PROVIDED INFORMATION:
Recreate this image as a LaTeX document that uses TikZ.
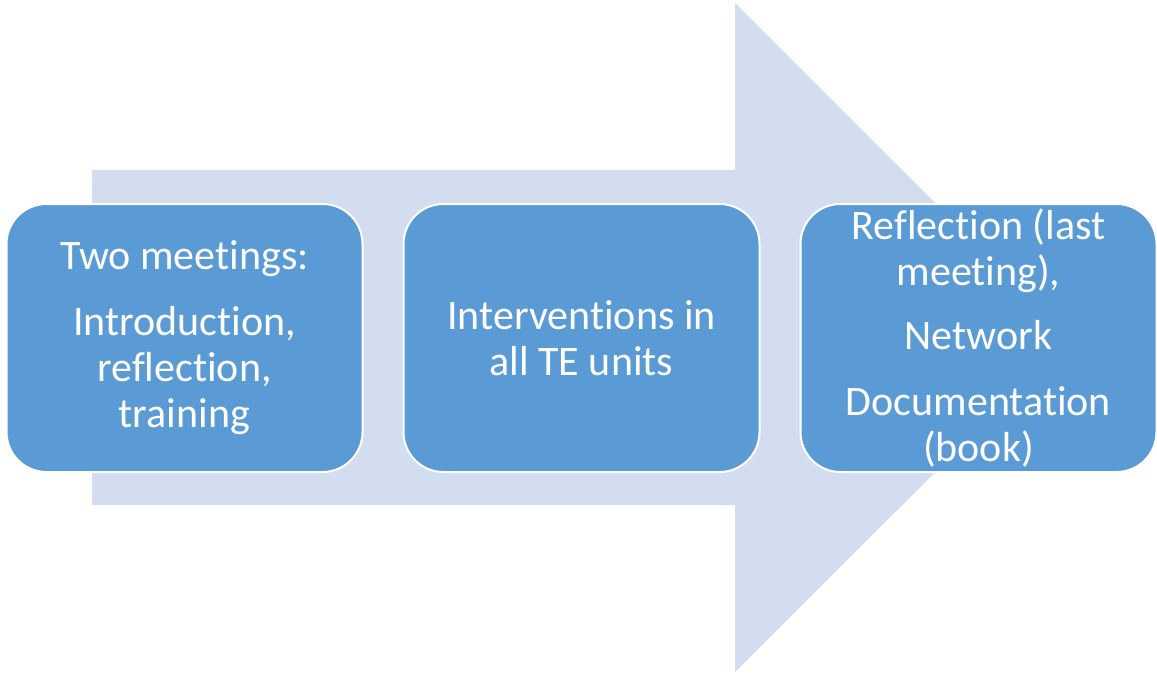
...
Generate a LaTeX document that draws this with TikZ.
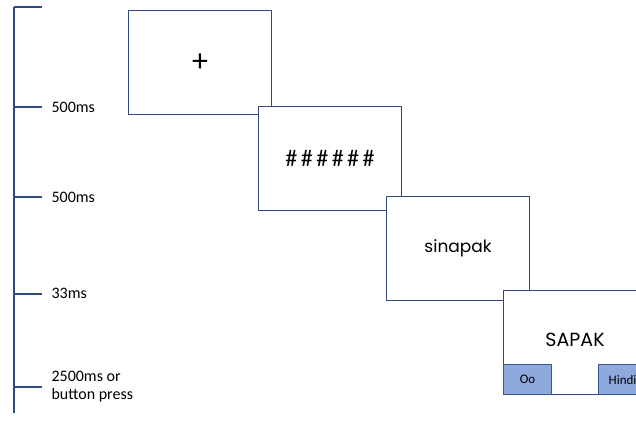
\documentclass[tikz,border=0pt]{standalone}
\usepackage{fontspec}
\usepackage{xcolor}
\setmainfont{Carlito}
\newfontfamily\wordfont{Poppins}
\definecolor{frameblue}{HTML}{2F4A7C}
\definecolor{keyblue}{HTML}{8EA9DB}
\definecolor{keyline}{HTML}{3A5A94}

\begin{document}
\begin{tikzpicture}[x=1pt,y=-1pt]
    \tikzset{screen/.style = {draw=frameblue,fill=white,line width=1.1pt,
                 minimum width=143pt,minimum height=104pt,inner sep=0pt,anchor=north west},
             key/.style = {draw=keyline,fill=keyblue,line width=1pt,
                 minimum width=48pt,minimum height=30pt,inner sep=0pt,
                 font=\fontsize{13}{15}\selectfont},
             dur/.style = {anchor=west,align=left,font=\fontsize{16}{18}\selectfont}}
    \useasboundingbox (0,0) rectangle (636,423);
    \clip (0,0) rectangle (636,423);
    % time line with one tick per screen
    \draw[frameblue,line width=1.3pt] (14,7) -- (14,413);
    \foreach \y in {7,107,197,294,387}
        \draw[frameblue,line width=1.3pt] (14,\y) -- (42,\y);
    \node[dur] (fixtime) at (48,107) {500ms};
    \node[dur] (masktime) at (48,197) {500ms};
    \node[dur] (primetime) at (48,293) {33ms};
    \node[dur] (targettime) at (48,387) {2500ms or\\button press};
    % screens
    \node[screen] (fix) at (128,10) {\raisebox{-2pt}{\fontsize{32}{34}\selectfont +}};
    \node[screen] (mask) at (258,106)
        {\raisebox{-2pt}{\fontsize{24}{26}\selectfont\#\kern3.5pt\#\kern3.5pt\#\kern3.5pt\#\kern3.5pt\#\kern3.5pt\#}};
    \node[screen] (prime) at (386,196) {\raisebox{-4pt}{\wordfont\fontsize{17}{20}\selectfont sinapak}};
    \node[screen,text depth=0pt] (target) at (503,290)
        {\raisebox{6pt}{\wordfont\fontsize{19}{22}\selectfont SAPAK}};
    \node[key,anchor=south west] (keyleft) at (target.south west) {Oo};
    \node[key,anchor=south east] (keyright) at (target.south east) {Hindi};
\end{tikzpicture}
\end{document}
---
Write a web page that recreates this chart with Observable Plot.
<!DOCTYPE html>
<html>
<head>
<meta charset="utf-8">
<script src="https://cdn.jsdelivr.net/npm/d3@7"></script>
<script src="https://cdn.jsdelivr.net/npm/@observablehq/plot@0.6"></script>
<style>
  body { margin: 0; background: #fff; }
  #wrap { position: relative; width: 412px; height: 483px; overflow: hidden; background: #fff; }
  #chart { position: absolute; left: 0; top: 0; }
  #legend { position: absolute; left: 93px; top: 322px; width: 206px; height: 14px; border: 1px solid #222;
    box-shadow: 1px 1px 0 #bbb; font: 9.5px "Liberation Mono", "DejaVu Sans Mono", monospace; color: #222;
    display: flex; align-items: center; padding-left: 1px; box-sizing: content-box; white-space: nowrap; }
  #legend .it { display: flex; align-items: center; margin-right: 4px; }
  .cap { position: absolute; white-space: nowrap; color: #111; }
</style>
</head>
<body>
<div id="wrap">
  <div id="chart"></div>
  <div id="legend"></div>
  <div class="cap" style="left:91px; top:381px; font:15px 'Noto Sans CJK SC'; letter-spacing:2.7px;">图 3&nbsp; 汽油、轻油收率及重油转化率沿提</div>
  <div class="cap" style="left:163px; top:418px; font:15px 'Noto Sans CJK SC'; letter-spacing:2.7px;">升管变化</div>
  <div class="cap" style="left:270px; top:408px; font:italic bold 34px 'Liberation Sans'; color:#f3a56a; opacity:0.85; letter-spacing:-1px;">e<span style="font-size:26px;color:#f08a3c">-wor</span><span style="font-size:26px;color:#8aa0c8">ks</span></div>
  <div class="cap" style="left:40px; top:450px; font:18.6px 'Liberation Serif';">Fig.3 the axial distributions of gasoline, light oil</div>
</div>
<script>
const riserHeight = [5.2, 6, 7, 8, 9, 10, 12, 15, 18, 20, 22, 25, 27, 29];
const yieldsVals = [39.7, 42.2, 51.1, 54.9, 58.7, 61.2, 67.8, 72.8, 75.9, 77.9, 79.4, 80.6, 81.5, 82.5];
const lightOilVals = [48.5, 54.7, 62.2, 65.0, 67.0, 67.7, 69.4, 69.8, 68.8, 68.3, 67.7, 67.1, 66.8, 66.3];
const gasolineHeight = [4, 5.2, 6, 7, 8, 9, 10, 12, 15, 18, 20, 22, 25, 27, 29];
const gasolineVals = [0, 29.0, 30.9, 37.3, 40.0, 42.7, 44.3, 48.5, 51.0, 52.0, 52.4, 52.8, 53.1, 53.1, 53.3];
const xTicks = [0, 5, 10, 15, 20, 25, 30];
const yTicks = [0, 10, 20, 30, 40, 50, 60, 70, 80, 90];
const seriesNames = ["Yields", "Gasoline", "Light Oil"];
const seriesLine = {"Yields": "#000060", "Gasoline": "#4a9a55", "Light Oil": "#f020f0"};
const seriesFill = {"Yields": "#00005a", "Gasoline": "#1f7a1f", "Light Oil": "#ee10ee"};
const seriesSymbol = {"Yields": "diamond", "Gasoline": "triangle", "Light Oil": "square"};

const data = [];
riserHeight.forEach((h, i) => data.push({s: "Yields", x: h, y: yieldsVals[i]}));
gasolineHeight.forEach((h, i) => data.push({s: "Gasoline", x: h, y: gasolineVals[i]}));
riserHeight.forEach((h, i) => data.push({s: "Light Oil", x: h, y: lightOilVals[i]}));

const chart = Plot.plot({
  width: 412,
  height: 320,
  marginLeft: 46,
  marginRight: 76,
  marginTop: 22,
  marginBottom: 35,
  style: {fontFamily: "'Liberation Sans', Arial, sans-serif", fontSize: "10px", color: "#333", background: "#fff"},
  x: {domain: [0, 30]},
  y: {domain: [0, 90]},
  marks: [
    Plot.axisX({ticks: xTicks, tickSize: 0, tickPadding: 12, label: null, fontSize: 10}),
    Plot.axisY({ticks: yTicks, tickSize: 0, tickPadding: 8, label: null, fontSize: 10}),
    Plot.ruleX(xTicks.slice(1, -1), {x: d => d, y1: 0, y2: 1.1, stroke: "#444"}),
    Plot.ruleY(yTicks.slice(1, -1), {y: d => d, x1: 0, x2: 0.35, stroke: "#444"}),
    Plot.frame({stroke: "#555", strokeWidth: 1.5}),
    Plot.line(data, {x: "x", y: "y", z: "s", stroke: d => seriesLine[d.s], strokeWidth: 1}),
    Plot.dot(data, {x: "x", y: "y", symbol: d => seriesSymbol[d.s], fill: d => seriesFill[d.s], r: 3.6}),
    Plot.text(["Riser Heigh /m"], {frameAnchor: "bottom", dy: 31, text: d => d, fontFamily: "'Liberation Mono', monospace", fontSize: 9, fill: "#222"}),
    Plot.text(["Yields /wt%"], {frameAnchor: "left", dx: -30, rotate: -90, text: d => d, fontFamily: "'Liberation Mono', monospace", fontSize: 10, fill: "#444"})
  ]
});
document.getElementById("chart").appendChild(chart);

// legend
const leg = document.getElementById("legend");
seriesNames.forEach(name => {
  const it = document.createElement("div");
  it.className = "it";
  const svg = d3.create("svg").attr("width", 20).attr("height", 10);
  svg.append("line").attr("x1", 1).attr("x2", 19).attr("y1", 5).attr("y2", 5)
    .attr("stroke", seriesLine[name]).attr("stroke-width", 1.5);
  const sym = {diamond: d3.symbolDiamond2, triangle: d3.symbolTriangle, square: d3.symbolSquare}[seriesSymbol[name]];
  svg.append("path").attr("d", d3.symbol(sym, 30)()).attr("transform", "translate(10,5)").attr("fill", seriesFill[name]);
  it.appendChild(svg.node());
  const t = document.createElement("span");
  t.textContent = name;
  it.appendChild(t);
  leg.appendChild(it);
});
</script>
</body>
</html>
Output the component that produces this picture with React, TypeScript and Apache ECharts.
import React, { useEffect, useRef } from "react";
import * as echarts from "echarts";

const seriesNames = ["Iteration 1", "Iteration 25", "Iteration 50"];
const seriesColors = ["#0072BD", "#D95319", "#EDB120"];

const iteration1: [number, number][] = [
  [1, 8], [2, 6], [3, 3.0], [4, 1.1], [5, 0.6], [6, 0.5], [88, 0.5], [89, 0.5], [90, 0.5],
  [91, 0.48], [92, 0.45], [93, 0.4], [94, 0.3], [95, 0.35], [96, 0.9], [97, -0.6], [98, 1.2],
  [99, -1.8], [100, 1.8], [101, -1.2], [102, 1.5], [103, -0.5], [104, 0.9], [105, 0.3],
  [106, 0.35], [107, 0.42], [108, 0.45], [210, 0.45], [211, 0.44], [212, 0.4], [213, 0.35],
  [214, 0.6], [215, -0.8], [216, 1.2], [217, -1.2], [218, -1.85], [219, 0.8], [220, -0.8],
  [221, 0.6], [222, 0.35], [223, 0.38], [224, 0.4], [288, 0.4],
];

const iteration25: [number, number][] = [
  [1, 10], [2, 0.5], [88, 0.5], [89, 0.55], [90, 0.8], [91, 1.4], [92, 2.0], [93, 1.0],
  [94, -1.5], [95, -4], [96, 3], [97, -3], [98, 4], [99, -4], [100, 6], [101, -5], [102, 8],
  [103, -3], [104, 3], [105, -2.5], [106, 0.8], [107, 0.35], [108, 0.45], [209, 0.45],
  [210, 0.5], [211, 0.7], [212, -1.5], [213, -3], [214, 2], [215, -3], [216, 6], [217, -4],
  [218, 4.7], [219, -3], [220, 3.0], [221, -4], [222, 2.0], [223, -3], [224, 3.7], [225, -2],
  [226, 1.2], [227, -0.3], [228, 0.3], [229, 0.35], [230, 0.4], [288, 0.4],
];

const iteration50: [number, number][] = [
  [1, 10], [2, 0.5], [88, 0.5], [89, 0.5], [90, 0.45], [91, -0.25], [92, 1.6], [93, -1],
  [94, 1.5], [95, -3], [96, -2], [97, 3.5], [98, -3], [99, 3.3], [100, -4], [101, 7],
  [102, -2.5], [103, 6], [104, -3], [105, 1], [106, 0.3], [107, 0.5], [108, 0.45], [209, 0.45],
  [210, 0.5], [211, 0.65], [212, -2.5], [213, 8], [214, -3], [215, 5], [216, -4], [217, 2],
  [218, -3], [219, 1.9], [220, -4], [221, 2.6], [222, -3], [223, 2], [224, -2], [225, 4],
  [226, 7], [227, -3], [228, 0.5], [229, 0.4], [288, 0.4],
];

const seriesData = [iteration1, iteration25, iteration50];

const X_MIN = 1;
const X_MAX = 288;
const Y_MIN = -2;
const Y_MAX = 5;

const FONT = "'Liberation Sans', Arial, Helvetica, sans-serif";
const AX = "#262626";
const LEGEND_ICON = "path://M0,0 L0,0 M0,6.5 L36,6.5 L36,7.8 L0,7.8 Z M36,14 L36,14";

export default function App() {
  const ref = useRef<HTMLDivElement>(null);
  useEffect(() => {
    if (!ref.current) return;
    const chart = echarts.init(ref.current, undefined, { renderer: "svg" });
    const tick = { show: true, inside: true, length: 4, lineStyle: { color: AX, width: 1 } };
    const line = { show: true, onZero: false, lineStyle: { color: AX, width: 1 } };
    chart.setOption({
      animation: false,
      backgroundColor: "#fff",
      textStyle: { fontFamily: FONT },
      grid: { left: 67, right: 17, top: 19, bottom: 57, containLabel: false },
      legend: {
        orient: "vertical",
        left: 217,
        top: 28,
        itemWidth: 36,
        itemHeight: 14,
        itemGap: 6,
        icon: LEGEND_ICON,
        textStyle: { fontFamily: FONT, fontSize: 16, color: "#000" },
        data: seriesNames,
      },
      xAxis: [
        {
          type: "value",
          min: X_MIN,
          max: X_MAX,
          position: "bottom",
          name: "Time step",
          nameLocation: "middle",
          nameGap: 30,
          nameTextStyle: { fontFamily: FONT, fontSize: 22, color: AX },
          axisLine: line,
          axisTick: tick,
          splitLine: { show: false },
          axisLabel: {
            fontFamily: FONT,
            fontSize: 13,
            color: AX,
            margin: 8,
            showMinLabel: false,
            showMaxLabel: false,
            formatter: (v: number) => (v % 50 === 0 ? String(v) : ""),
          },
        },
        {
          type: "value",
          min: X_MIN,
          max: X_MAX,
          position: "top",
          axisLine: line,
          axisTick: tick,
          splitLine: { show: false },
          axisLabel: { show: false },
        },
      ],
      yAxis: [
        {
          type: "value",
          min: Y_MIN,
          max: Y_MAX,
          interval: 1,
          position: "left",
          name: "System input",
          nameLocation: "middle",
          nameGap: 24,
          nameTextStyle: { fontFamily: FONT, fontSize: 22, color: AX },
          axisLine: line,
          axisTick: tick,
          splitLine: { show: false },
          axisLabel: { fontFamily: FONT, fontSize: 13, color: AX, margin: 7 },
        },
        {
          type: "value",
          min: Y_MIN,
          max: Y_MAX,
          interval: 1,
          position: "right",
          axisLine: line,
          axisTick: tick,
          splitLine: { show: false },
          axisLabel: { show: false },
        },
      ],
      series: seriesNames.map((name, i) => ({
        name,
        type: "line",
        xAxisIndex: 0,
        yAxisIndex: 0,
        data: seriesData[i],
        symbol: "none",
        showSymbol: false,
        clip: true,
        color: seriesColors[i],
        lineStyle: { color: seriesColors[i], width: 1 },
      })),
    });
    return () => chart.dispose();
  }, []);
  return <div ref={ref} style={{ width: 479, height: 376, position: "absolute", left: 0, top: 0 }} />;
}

WHAT YOU WILL DO:
Exactly the lines from the line with "Output the component" to the line with "import * as", both included, are to be extracted, and no others.

EXERCISE OUTPUT:
Output the component that produces this picture with React, TypeScript and Apache ECharts.
import React, { useEffect, useRef } from "react";
import * as echarts from "echarts";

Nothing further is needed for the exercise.